Exactly (See my original comment)
472.5 + 2^-44 incorrectly rounds down to 472.5 on windows. You can even repeat this in single player and get 0 on windows and 5.68e^-14 on linux....

Re: Desync on game.print of small number

Posted: Wed Sep 26, 2018 3:46 pm
by Valansch
After further testing i got it down to math.sin giving different answers.

Code: Select all

game.print(math.sin(0.7853981) % 0.1)


Result on windows: 0.0071067363577805
Result on linux:   0.0071067363577804
The difference comes after the 15th significant digit. Therefor the % 0.1


Showing more digits:

Code: Select all

game.print(math.sin(0.7853981) * math.pow(10,10) % 1)

Result on windows: 0.577805519104
Result on linux:   0.57780456542969

Re: Desync on game.print of small number

Posted: Wed Sep 26, 2018 4:34 pm
by Rseding91
Interesting. I was wondering if this would ever show up.

We internally use a custom implementation of most math functions because different compilers/operating systems implement them slightly differently (as you're seeing with the desyncs).

We'll have to highjack Luas calls to those math operations and direct them to the custom implementations.

Re: Desync on game.print of small number

Posted: Wed Sep 26, 2018 4:35 pm
by Valansch
other angles that cause this (which may be more common):
math.sin(18)
math.sin(89)

Re: Desync on game.print of small number

Posted: Wed Sep 26, 2018 4:39 pm
by quyxkh
It's that 472.5+2^-44 == 472.5 on windows part that scares me most. DP addition can't be needing a mathlib, right? wtf's up with dropping bits in simple addition? 472's 9 bits, so the addition's only preserving 52 of the 53 bit's it's supposed to have, is there some integer-unit manipulation going on that forgot about the implicit high bit?

Re: Desync on game.print of small number

Posted: Wed Sep 26, 2018 4:53 pm
by Valansch
quyxkh wrote: Wed Sep 26, 2018 4:39 pm It's that 472.5+2^-44 == 472.5 on windows part that scares me most. DP addition can't be needing a mathlib, right? wtf's up with dropping bits in simple addition? 472's 9 bits, so the addition's only preserving 52 of the 53 bit's it's supposed to have, is there some integer-unit manipulation going on that forgot about the implicit high bit?
Ignore that part. Floats work perfectly fine. I was just rambling while trying to get behind the real issue, which is math.sin (and math.cos etc).
As Rseding91 also confirmed.

Sorry for the confusion.

game.print and `+` are innocent!

Edit: But btw 472 has an exponent of 8, so you will be dropping any digits lower than 2^-52+8 = 2^-44 this is normal and according to IEEE spec.
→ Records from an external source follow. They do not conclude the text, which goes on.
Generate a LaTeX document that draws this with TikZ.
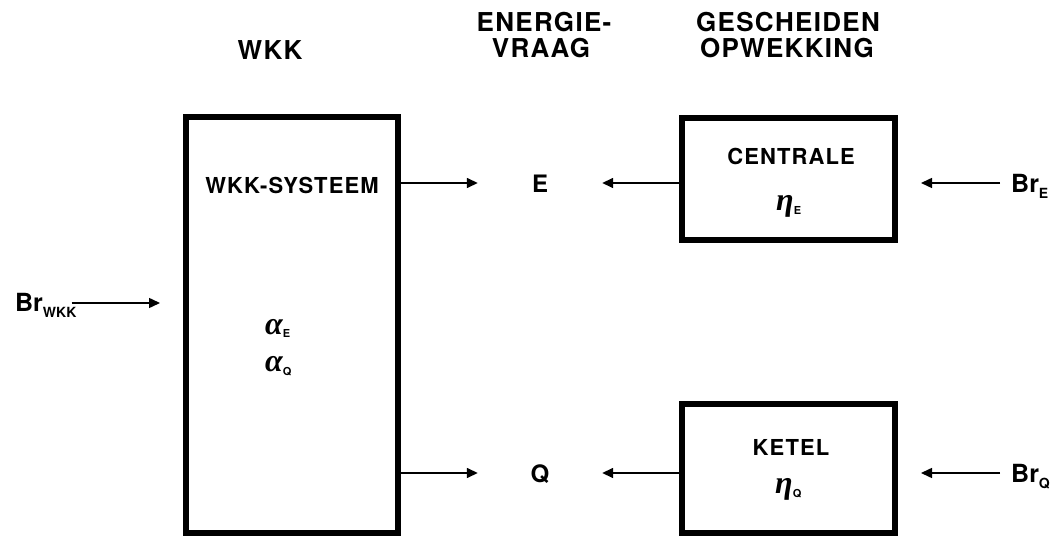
\documentclass[tikz,border=0pt]{standalone}
\usepackage{fontspec}
\setmainfont{TeX Gyre Heros}
\newfontfamily\hvhead[LetterSpace=5]{TeX Gyre Heros}
\newfontfamily\hvlab[LetterSpace=5]{TeX Gyre Heros}
\newfontfamily\grkfont{Liberation Serif}
\usetikzlibrary{arrows.meta}
\newcommand\grsub[2]{\raisebox{#1}{\fontsize{11}{11}\selectfont\upshape\sffamily\rmfamily\bfseries #2}}
\newcommand\brsub[1]{\raisebox{-6pt}{\fontsize{14}{14}\selectfont\bfseries #1}}
\tikzset{
  blockbox/.style={draw, line width=6pt, inner sep=0pt},
  arr/.style={line width=1.5pt, -{Triangle[length=11pt,width=10pt]}},
  headtxt/.style={inner sep=0pt, anchor=base, font=\hvhead\bfseries\fontsize{26}{26}\selectfont},
  labtxt/.style={inner sep=0pt, anchor=base, font=\hvlab\bfseries\fontsize{22}{22}\selectfont},
  flowtxt/.style={inner sep=0pt, anchor=base, text height=20pt, text depth=0pt, minimum width=124pt, font=\bfseries\fontsize{24}{24}\selectfont},
  brtxt/.style={inner sep=0pt, text depth=0pt, font=\bfseries\fontsize{25}{25}\selectfont},
  greek/.style={inner sep=0pt, anchor=base west}
}
\newcommand\grk[1]{{\grkfont\bfseries\itshape\fontsize{32}{32}\selectfont #1}}
\begin{document}
\begin{tikzpicture}[x=1pt,y=1pt]
\useasboundingbox (0,0) rectangle (1061,536);
% boxes
\node[blockbox, minimum width=212pt, minimum height=415.5pt] (wkk) at (292,210.75) {};
\node[blockbox, minimum width=213pt, minimum height=122pt] (centrale) at (788,357) {};
\node[blockbox, minimum width=213pt, minimum height=128.5pt] (ketel) at (788,67.25) {};
% headers
\node[headtxt] (hwkk) at (270,476.5) {WKK};
\node[headtxt] (hen1) at (544,504) {ENERGIE-};
\node[headtxt] (hen2) at (541,478) {VRAAG};
\node[headtxt] (hge1) at (788,504) {GESCHEIDEN};
\node[headtxt] (hge2) at (787,478) {OPWEKKING};
% labels in boxes
\node[labtxt] (lwkk) at (292,342.5) {WKK-SYSTEEM};
\node[greek] (aE) at (265,201) {\grk{α}\grsub{-3pt}{E}};
\node[greek] (aQ) at (265,164) {\grk{α}\grsub{-4pt}{Q}};
\node[labtxt] (lcen) at (791,371) {CENTRALE};
\node[greek] (eE) at (776,325.5) {\grk{η}\grsub{-4.5pt}{E}};
\node[labtxt] (lket) at (791,81) {KETEL};
\node[greek] (eQ) at (775,43) {\grk{η}\grsub{-4.5pt}{Q}};
% energy demand
\node[flowtxt] (E) at (540,343) {E};
\node[flowtxt] (Q) at (540,53) {Q};
% fuel inputs
\node[brtxt, anchor=base west, text height=20pt] (brE) at (1011,343) {Br\brsub{E}};
\node[brtxt, anchor=base west, text height=20pt] (brQ) at (1011,53) {Br\brsub{Q}};
\node[brtxt, anchor=base west, text height=18pt] (brW) at (15,224) {Br\brsub{WKK}};
% connectors
\draw[arr] (wkk.east |- E.west) -- (E.west);
\draw[arr] (wkk.east |- Q.west) -- (Q.west);
\draw[arr] (centrale.west |- E.east) -- (E.east);
\draw[arr] (ketel.west |- Q.east) -- (Q.east);
\draw[arr, shorten <=11pt, shorten >=23.5pt] (brE.west) -- (brE.west -| centrale.east);
\draw[arr, shorten <=11pt, shorten >=23.5pt] (brQ.west) -- (brQ.west -| ketel.east);
\draw[arr, shorten <=-5pt, shorten >=23pt] (brW.east) -- (brW.east -| wkk.west);
\end{tikzpicture}
\end{document}
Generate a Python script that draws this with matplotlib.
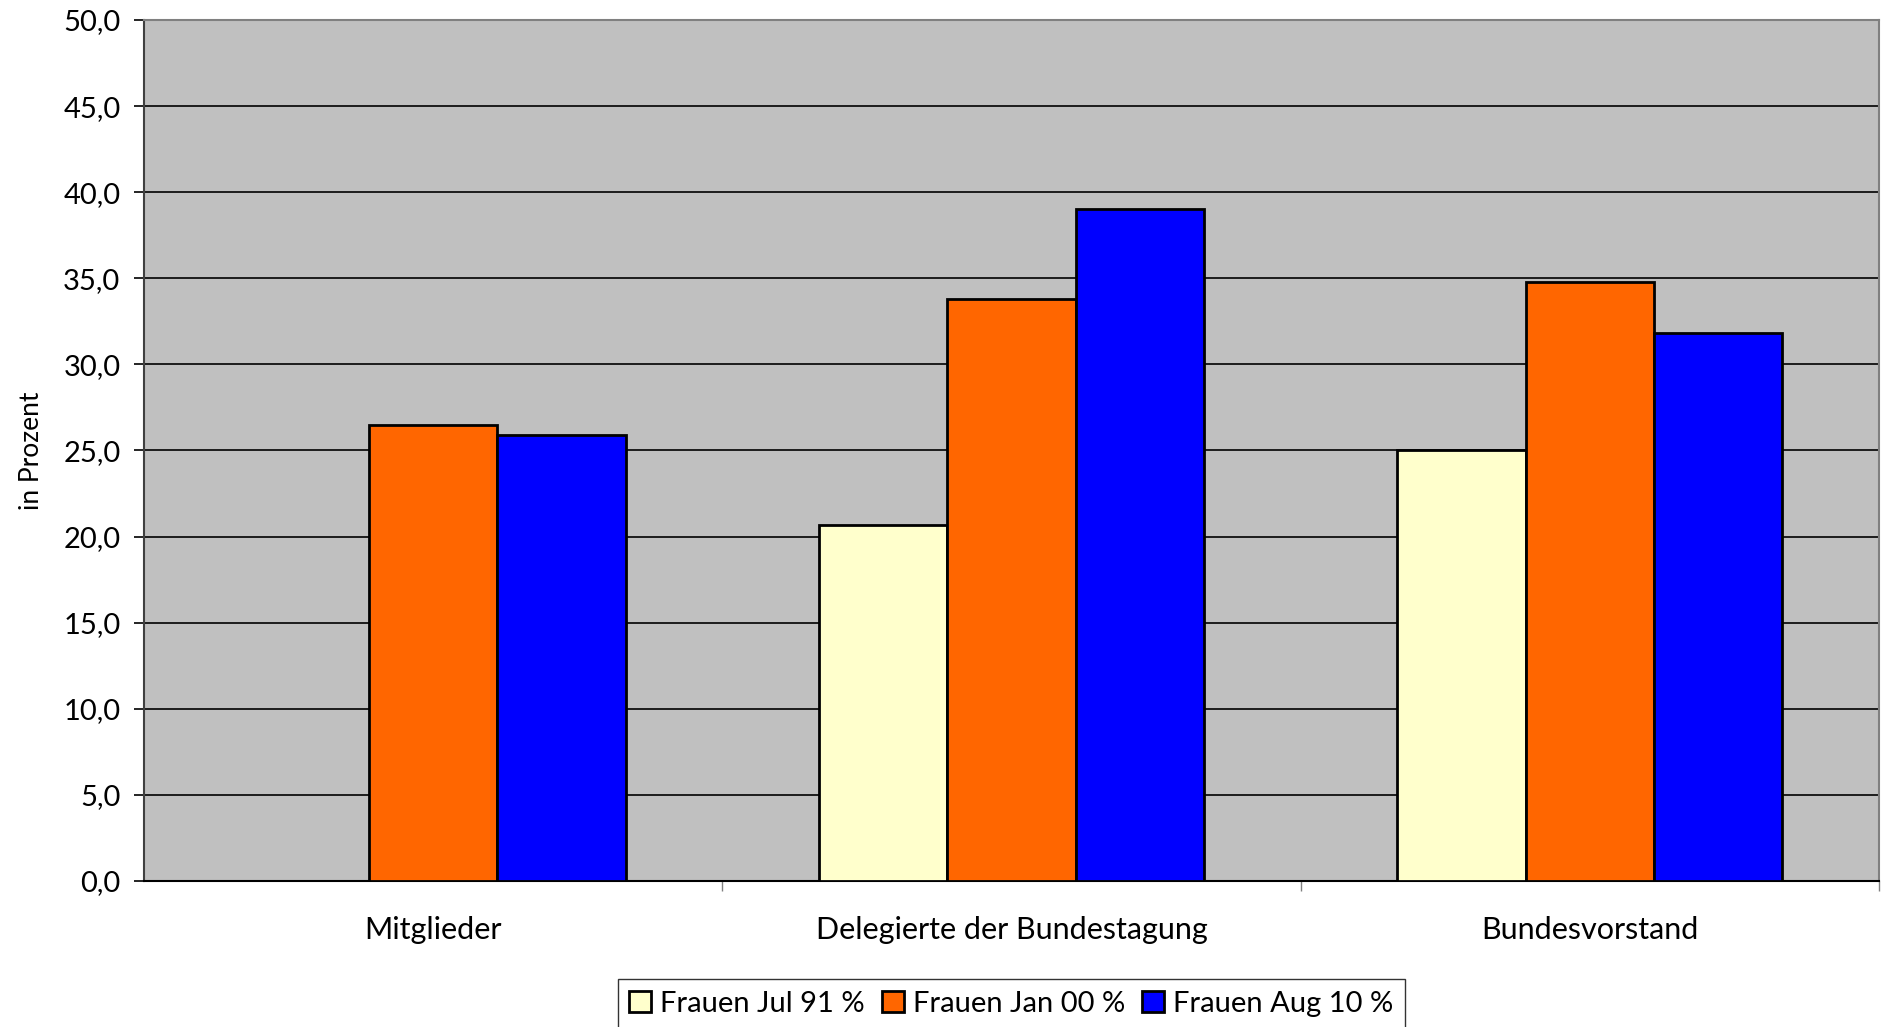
import numpy as np
import matplotlib
matplotlib.use('Agg')
import matplotlib.pyplot as plt

plt.rcParams['font.family'] = ['Lato', 'DejaVu Sans']

categories = ['Mitglieder', 'Delegierte der Bundestagung', 'Bundesvorstand']
series_names = ['Frauen Jul 91 %', 'Frauen Jan 00 %', 'Frauen Aug 10 %']
jul91 = [np.nan, 20.7, 25.0]
jan00 = [26.5, 33.8, 34.8]
aug10 = [25.9, 39.0, 31.8]
colors = ['#FFFFCC', '#FF6600', '#0000FF']
yticks = [0, 5, 10, 15, 20, 25, 30, 35, 40, 45, 50]

fig = plt.figure(figsize=(18.83, 10.27), dpi=100)
ax = fig.add_axes([0.0765, 0.1422, 0.9214, 0.8383])
ax.set_facecolor('#C0C0C0')

x = np.arange(len(categories))
w = 0.222
for i, (vals, name, col) in enumerate(zip([jul91, jan00, aug10], series_names, colors)):
    ax.bar(x + (i - 1) * w, vals, w, color=col, edgecolor='black', linewidth=2,
           label=name, zorder=3)

ax.set_xlim(-0.5, 2.5)
ax.set_ylim(0, 50)
ax.set_yticks(yticks)
ax.set_yticklabels([f'{v:.1f}'.replace('.', ',') for v in yticks], fontsize=21)
ax.yaxis.grid(True, color='black', linewidth=1.2, zorder=1)
ax.tick_params(axis='y', direction='out', length=7, width=1.2, pad=10)

ax.set_xticks([0.5, 1.5, 2.5])
ax.set_xticklabels([])
ax.tick_params(axis='x', which='major', direction='out', length=7, width=1, color='#808080')
ax.set_xticks(x, minor=True)
ax.set_xticklabels(categories, minor=True, fontsize=22)
ax.tick_params(axis='x', which='minor', length=0, pad=25)

ax.set_ylabel('in Prozent', fontsize=19, labelpad=14)

for s in ['top', 'right']:
    ax.spines[s].set_color('#808080')
    ax.spines[s].set_linewidth(1.5)
ax.spines['left'].set_color('#404040')
ax.spines['left'].set_linewidth(1.5)
ax.spines['bottom'].set_color('black')
ax.spines['bottom'].set_linewidth(1.5)

leg = fig.legend(loc='upper center', bbox_to_anchor=(0.537, 0.0467), ncol=3,
                 fontsize=21, frameon=True, fancybox=False, edgecolor='black',
                 handlelength=0.75, handleheight=0.75, handletextpad=0.3,
                 columnspacing=0.6, borderpad=0.4, borderaxespad=0)
leg.get_frame().set_linewidth(1)

fig.savefig('out.png', dpi=100)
Re: Desync on game.print of small number

Posted: Wed Sep 26, 2018 5:40 pm
by quyxkh
Valansch wrote: Wed Sep 26, 2018 4:53 pm Edit: But btw 472 has an exponent of 8, so you will be dropping any digits lower than 2^-52+8 = 2^-44 this is normal and according to IEEE spec.
It's not. DP has _53_ bits of precision. It only stores 52 because the high bit is ~always 1 and doesn't need to be stored.

But lua's `print` and apparently factorio's `game.print` don't insist on roundtrippable formatting. Try `game.print(string.format('%.17g',472.5+2^-44))` on your windows client and see what that gets you. Also `game.print(serpent.line(472.5+2^-44))`, since serpent's formatting is intended for serialization.

Re: [Rseding91] Desync on game.print of small number

Posted: Thu Sep 27, 2018 12:41 am
by Valansch
You fundamentally misunderstood how floats work. Floating point meaning the position of the point floats according to your exponent.
Your machine precision is 2^-52 yes. However this neither means that this is the smallest number nor does it mean that this is the smallest number that can be added to any other number.
2^-52 is the smallest number that can be added to 1.
Likewise 2^-53 can not. However you can add 2^-53 to 1/2 because its exponent is -1 (-1-52=-53)

In our example: 472.5 is bigger than 2^8 smaller than 2^9. Therefor the exponent is gonna be 8. So the smallest number that can be added to it is 2^(8-52)=2^-44. So this works. But always 472.5 + 2^-45 == 472.5.

This has nothing to do with lua or print.

Re: [Rseding91] Desync on game.print of small number

Posted: Thu Sep 27, 2018 2:00 am
by quyxkh
Well, that or I misunderstood what you said. We were talking about behavior for 472+2^-44. Why bring up behavior for 472+2^-45 at all, let alone without even writing it?

Re: [Rseding91] Desync on game.print of small number

Posted: Thu Sep 27, 2018 12:33 pm
by Valansch
If you read the thread backwards it doesnt make sense^^.
But at the time i mentioned it we (or I) didnt know it was math.sin(). I was just noticing that the calculation rounded it down on windows. But this was false, as the input for the addidion was already different on both OS's, so the floating point operation worked fine. I guess i should have looked at the code from beginning to end and not end to beginning. Hope that makes sense.